**Data:**
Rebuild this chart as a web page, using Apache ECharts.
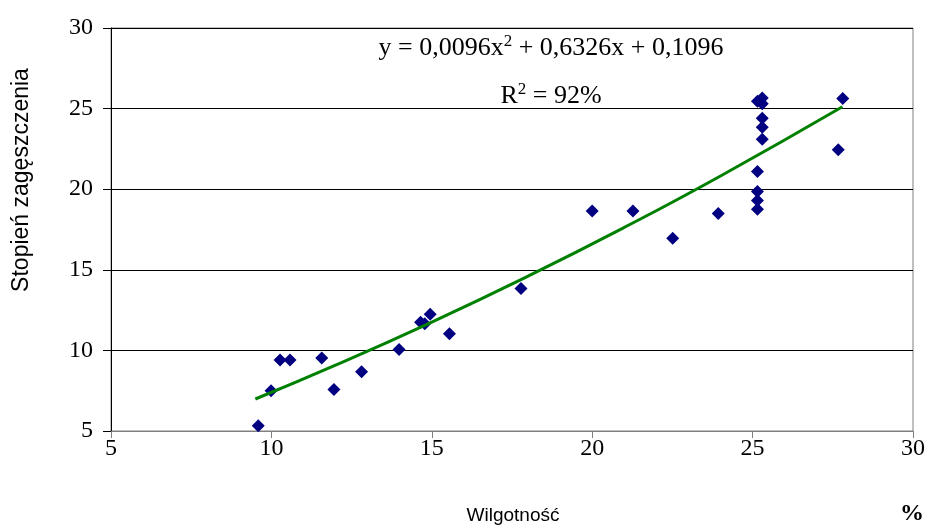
<!DOCTYPE html>
<html><head><meta charset="utf-8">
<script src="https://cdn.jsdelivr.net/npm/echarts@6/dist/echarts.min.js"></script>
<style>html,body{margin:0;padding:0;background:#fff}#c{width:932px;height:529px}</style>
</head><body><div id="c"></div>
<script>
// Measured points: moisture (%) vs compaction degree
const moisture   = [9.59, 9.99, 10.27, 10.58, 11.57, 11.95, 12.81, 13.98, 14.65, 14.78, 14.95, 15.55, 17.78, 20.0, 21.27, 22.51, 23.93, 25.15, 25.3, 25.3, 25.3, 25.3, 25.3, 25.15, 25.15, 25.15, 25.15, 27.67, 27.81];
const compaction = [5.33, 7.5, 9.4, 9.4, 9.53, 7.58, 8.68, 10.05, 11.75, 11.65, 12.25, 11.04, 13.84, 18.65, 18.65, 16.95, 18.5, 25.45, 25.65, 25.3, 24.4, 23.85, 23.1, 21.1, 19.85, 19.3, 18.75, 22.45, 25.62];
// Trend line points (polynomial trendline shown on chart)
const trendX = [9.5, 12, 15, 18, 21, 24, 27.8];
const trendY = [6.986, 9.083, 11.759, 14.607, 17.628, 20.822, 25.115];
const axisTicks = [5, 10, 15, 20, 25, 30];

const scatterData = moisture.map((x, i) => [x, compaction[i]]);
const trendData = trendX.map((x, i) => [x, trendY[i]]);

const chart = echarts.init(document.getElementById('c'), null, {renderer: 'canvas'});
const serif = '"Liberation Serif", "Times New Roman", serif';
const sans = '"Liberation Sans", Arial, sans-serif';
chart.setOption({
  animation: false,
  backgroundColor: '#fff',
  grid: {left: 111, right: 19, top: 28, bottom: 98, show: true, borderColor: '#808080', borderWidth: 1},
  xAxis: {
    type: 'value', min: axisTicks[0], max: axisTicks[axisTicks.length - 1], interval: 5,
    axisLine: {show: true, onZero: false, lineStyle: {color: '#808080', width: 1}},
    axisTick: {show: true, inside: false, length: 7, lineStyle: {color: '#808080'}},
    axisLabel: {color: '#000', fontFamily: serif, fontSize: 24, margin: 6},
    splitLine: {show: false}
  },
  yAxis: {
    type: 'value', min: axisTicks[0], max: axisTicks[axisTicks.length - 1], interval: 5,
    axisLine: {show: true, onZero: false, lineStyle: {color: '#000', width: 1}},
    axisTick: {show: true, inside: false, length: 8, lineStyle: {color: '#000'}},
    axisLabel: {color: '#000', fontFamily: serif, fontSize: 24, margin: 18},
    splitLine: {show: true, lineStyle: {color: '#000', width: 1}}
  },
  series: [
    {
      type: 'scatter', data: scatterData, symbol: 'diamond', symbolSize: [13, 13],
      itemStyle: {color: '#000080', opacity: 1}, z: 3
    },
    {
      type: 'line', data: trendData, showSymbol: false, smooth: true,
      lineStyle: {color: '#008000', width: 3}, z: 4
    }
  ],
  graphic: [
    {type: 'text', x: 551, y: 48, style: {
      text: '{n|y = 0,0096x}{s|2}{n| + 0,6326x + 0,1096}',
      align: 'center', verticalAlign: 'middle',
      rich: {n: {fontFamily: serif, fontSize: 26, fill: '#000'}, s: {fontFamily: serif, fontSize: 17, fill: '#000', padding: [0,0,12,0]}}
    }},
    {type: 'text', x: 551, y: 96, style: {
      text: '{n|R}{s|2}{n| = 92%}',
      align: 'center', verticalAlign: 'middle',
      rich: {n: {fontFamily: serif, fontSize: 26, fill: '#000'}, s: {fontFamily: serif, fontSize: 17, fill: '#000', padding: [0,0,12,0]}}
    }},
    {type: 'text', x: 22, y: 180, rotation: Math.PI / 2, style: {
      text: 'Stopień zagęszczenia', fontFamily: sans, fontSize: 23, fill: '#000',
      align: 'center', verticalAlign: 'middle'
    }},
    {type: 'text', x: 513, y: 516, style: {
      text: 'Wilgotność', fontFamily: sans, fontSize: 19, fill: '#000',
      align: 'center', verticalAlign: 'middle'
    }},
    {type: 'text', x: 912, y: 514, style: {
      text: '%', fontFamily: serif, fontSize: 24, fontWeight: 'bold', fill: '#000',
      align: 'center', verticalAlign: 'middle'
    }}
  ]
});
</script></body></html>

**Written request:** Reproduce the material word for word. Any pictures should be left out of the copy.

**Correct response:**
Rebuild this chart as a web page, using Apache ECharts.
<!DOCTYPE html>
<html><head><meta charset="utf-8">
<script src="https://cdn.jsdelivr.net/npm/echarts@6/dist/echarts.min.js"></script>
<style>html,body{margin:0;padding:0;background:#fff}#c{width:932px;height:529px}</style>
</head><body><div id="c"></div>
<script>
// Measured points: moisture (%) vs compaction degree
const moisture   = [9.59, 9.99, 10.27, 10.58, 11.57, 11.95, 12.81, 13.98, 14.65, 14.78, 14.95, 15.55, 17.78, 20.0, 21.27, 22.51, 23.93, 25.15, 25.3, 25.3, 25.3, 25.3, 25.3, 25.15, 25.15, 25.15, 25.15, 27.67, 27.81];
const compaction = [5.33, 7.5, 9.4, 9.4, 9.53, 7.58, 8.68, 10.05, 11.75, 11.65, 12.25, 11.04, 13.84, 18.65, 18.65, 16.95, 18.5, 25.45, 25.65, 25.3, 24.4, 23.85, 23.1, 21.1, 19.85, 19.3, 18.75, 22.45, 25.62];
// Trend line points (polynomial trendline shown on chart)
const trendX = [9.5, 12, 15, 18, 21, 24, 27.8];
const trendY = [6.986, 9.083, 11.759, 14.607, 17.628, 20.822, 25.115];
const axisTicks = [5, 10, 15, 20, 25, 30];

const scatterData = moisture.map((x, i) => [x, compaction[i]]);
const trendData = trendX.map((x, i) => [x, trendY[i]]);

const chart = echarts.init(document.getElementById('c'), null, {renderer: 'canvas'});
const serif = '"Liberation Serif", "Times New Roman", serif';
const sans = '"Liberation Sans", Arial, sans-serif';
chart.setOption({
  animation: false,
  backgroundColor: '#fff',
  grid: {left: 111, right: 19, top: 28, bottom: 98, show: true, borderColor: '#808080', borderWidth: 1},
  xAxis: {
    type: 'value', min: axisTicks[0], max: axisTicks[axisTicks.length - 1], interval: 5,
    axisLine: {show: true, onZero: false, lineStyle: {color: '#808080', width: 1}},
    axisTick: {show: true, inside: false, length: 7, lineStyle: {color: '#808080'}},
    axisLabel: {color: '#000', fontFamily: serif, fontSize: 24, margin: 6},
    splitLine: {show: false}
  },
  yAxis: {
    type: 'value', min: axisTicks[0], max: axisTicks[axisTicks.length - 1], interval: 5,
    axisLine: {show: true, onZero: false, lineStyle: {color: '#000', width: 1}},
    axisTick: {show: true, inside: false, length: 8, lineStyle: {color: '#000'}},
    axisLabel: {color: '#000', fontFamily: serif, fontSize: 24, margin: 18},
    splitLine: {show: true, lineStyle: {color: '#000', width: 1}}
  },
  series: [
    {
      type: 'scatter', data: scatterData, symbol: 'diamond', symbolSize: [13, 13],
      itemStyle: {color: '#000080', opacity: 1}, z: 3
    },
    {
      type: 'line', data: trendData, showSymbol: false, smooth: true,
      lineStyle: {color: '#008000', width: 3}, z: 4
    }
  ],
  graphic: [
    {type: 'text', x: 551, y: 48, style: {
      text: '{n|y = 0,0096x}{s|2}{n| + 0,6326x + 0,1096}',
      align: 'center', verticalAlign: 'middle',
      rich: {n: {fontFamily: serif, fontSize: 26, fill: '#000'}, s: {fontFamily: serif, fontSize: 17, fill: '#000', padding: [0,0,12,0]}}
    }},
    {type: 'text', x: 551, y: 96, style: {
      text: '{n|R}{s|2}{n| = 92%}',
      align: 'center', verticalAlign: 'middle',
      rich: {n: {fontFamily: serif, fontSize: 26, fill: '#000'}, s: {fontFamily: serif, fontSize: 17, fill: '#000', padding: [0,0,12,0]}}
    }},
    {type: 'text', x: 22, y: 180, rotation: Math.PI / 2, style: {
      text: 'Stopień zagęszczenia', fontFamily: sans, fontSize: 23, fill: '#000',
      align: 'center', verticalAlign: 'middle'
    }},
    {type: 'text', x: 513, y: 516, style: {
      text: 'Wilgotność', fontFamily: sans, fontSize: 19, fill: '#000',
      align: 'center', verticalAlign: 'middle'
    }},
    {type: 'text', x: 912, y: 514, style: {
      text: '%', fontFamily: serif, fontSize: 24, fontWeight: 'bold', fill: '#000',
      align: 'center', verticalAlign: 'middle'
    }}
  ]
});
</script></body></html>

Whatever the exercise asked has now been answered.